En 1997, The New York Review of Books publicó una carta abierta titulada «Assisted Suicide: The Philosopher’s Brief» («Suicidio asistido: una breve explicación filosófica»), en la que se pedía al Tribunal Supremo de Estados Unidos la despenalización del suicidio asistido. Firmaban la carta John Rawls, Ronald Dworkin y Robert Nozick, junto con otros estudiosos de la filosofía moral.

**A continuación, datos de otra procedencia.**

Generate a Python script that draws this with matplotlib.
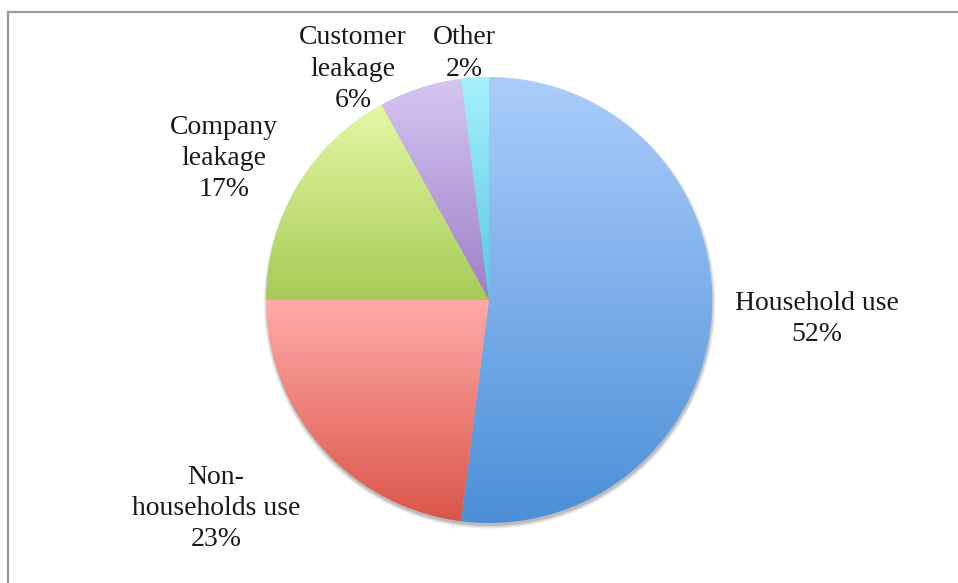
import numpy as np
from matplotlib import pyplot as plt
from matplotlib.lines import Line2D
from matplotlib.patches import Circle

# water use breakdown (percent)
categories = ["Household use", "Non-\nhouseholds use", "Company\nleakage",
              "Customer\nleakage", "Other"]
shares = [52, 23, 17, 6, 2]

# vertical gradient per slice: (top colour, bottom colour)
gradients = [
    ("#abcdfb", "#4b8fd8"),
    ("#ffaba8", "#da5548"),
    ("#e5f8a6", "#a6cb55"),
    ("#d7c6f2", "#9d7fc6"),
    ("#a6f0fd", "#58c9df"),
]

# label centres (pie radius units), Excel "best fit" style placement
label_pos = [(1.47, -0.085), (-1.224, -0.935), (-1.19, 0.635),
             (-0.61, 1.035), (-0.11, 1.105)]

W, H, DPI = 958, 583, 100
cx, cy, r = 489, 300, 223
pad = 1.1  # axes half-width in radius units, keeps the rim away from the clip box

fig = plt.figure(figsize=(W / DPI, H / DPI), dpi=DPI)
fig.patch.set_facecolor("white")
ax = fig.add_axes([(cx - r * pad) / W, (H - cy - r * pad) / H,
                   2 * r * pad / W, 2 * r * pad / H])
ax.set_axis_off()

# soft drop shadow under the pie
for k, a in enumerate([0.08, 0.09, 0.12]):
    ax.add_patch(Circle((0.003, -0.013), 1.0 + 0.006 * (2 - k),
                        color="#000000", alpha=a, lw=0, zorder=0))

wedges, _ = ax.pie(shares, startangle=90, counterclock=False, radius=1,
                   wedgeprops=dict(linewidth=0))


def to_rgb(h):
    h = h.lstrip("#")
    return np.array([int(h[i:i + 2], 16) for i in (0, 2, 4)]) / 255.0


for w, (top, bot) in zip(wedges, gradients):
    w.set_facecolor("none")
    ext = w.get_path().get_extents(w.get_patch_transform())
    t = np.linspace(0, 1, 256)[:, None, None]
    img = to_rgb(top)[None, None, :] * (1 - t) + to_rgb(bot)[None, None, :] * t
    img = np.repeat(img, 2, axis=1)
    im = ax.imshow(img, extent=(ext.x0, ext.x1, ext.y0, ext.y1), origin="upper",
                   aspect="auto", interpolation="bilinear", zorder=1)
    im.set_clip_path(w)

for name, val, (lx, ly) in zip(categories, shares, label_pos):
    ax.text(lx, ly, f"{name}\n{val}%", ha="center", va="center",
            multialignment="center", fontsize=20, family="Liberation Serif",
            color="#1a1a1a", linespacing=1.33, clip_on=False, zorder=3)

ax.set_xlim(-pad, pad)
ax.set_ylim(-pad, pad)
ax.set_aspect("equal")

# chart frame (top and left edges visible)
fig.add_artist(Line2D([8 / W, 1], [1 - 12 / H, 1 - 12 / H], color="#9a9a9a", lw=1.6))
fig.add_artist(Line2D([8 / W, 8 / W], [0, 1 - 12 / H], color="#9a9a9a", lw=1.6))

fig.savefig("out.png", dpi=DPI)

La tesis central del alegato era que si una persona enferma está bien informada y es capaz de tomar decisiones libremente, «negarle la oportunidad [del suicidio asistido] [...] tan solo puede justificarse a partir de una convicción religiosa o ética sobre el valor o significado de la vida». Pero en un Estado democrático las instituciones políticas no pueden favorecer a unas doctrinas comprehensivas (es decir, visiones generales sobre la vida, el bien y el universo) por encima de otras. En democracia, las instituciones son justas si están informadas por unos principios de justicia que cualquier persona razonable podría apoyar en tanto que ciudadano, con independencia de lo que piense sobre la vida, el bien y el universo.

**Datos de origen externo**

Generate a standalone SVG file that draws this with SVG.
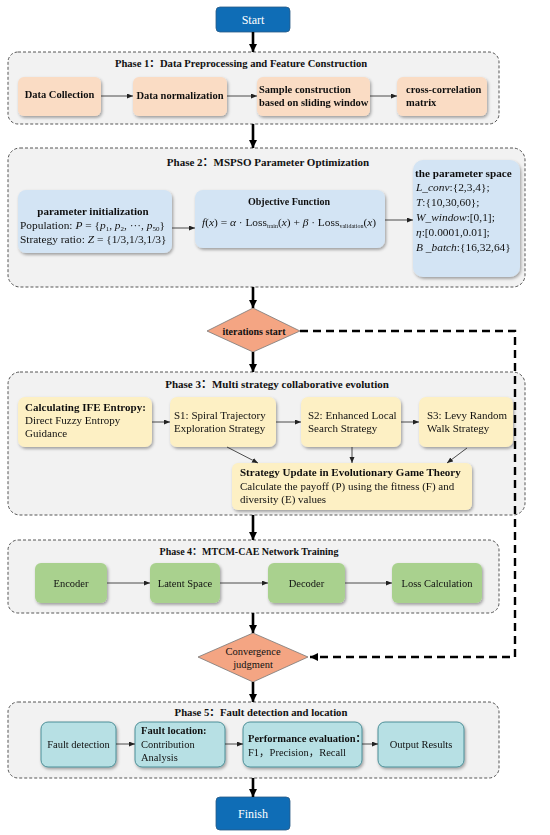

El filósofo canadiense Wayne Sumner sostiene que cuando las circunstancias del paciente son tales que el suicidio es éticamente aceptable —como en el caso de las enfermedades terminales—, también es éticamente permisible que el médico facilite el medio para que el paciente lo haga.
La juez canadiense Lynn Smith dictaminó, en 2012, que «las disposiciones del Código Penal que impiden la asistencia médica para morir violan el derecho de las personas discapacitadas no sólo a la igualdad, sino también a la vida, la libertad y la seguridad».
En 2013 el científico Stephen Hawking manifestó su defensa del suicidio asistido para enfermos terminales.
En 1992, el médico estadounidense Jack Kevorkian fue sentenciado a una pena de 10 a 25 años de prisión por haber participado en el suicidio asistido de 130 de sus pacientes supuestamente terminales al haber inventado una máquina que permitía que los pacientes se autoadministraran una sustancia mortal. El argumento de Kevorkian era que la asistencia al suicidio era un servicio médico prestado a pacientes para quienes su sufrimiento les resultaba insoportable y no tenían posibilidades de curarse. Su objetivo no era asesinarlos, sino ayudarlos a terminar con su sufrimiento.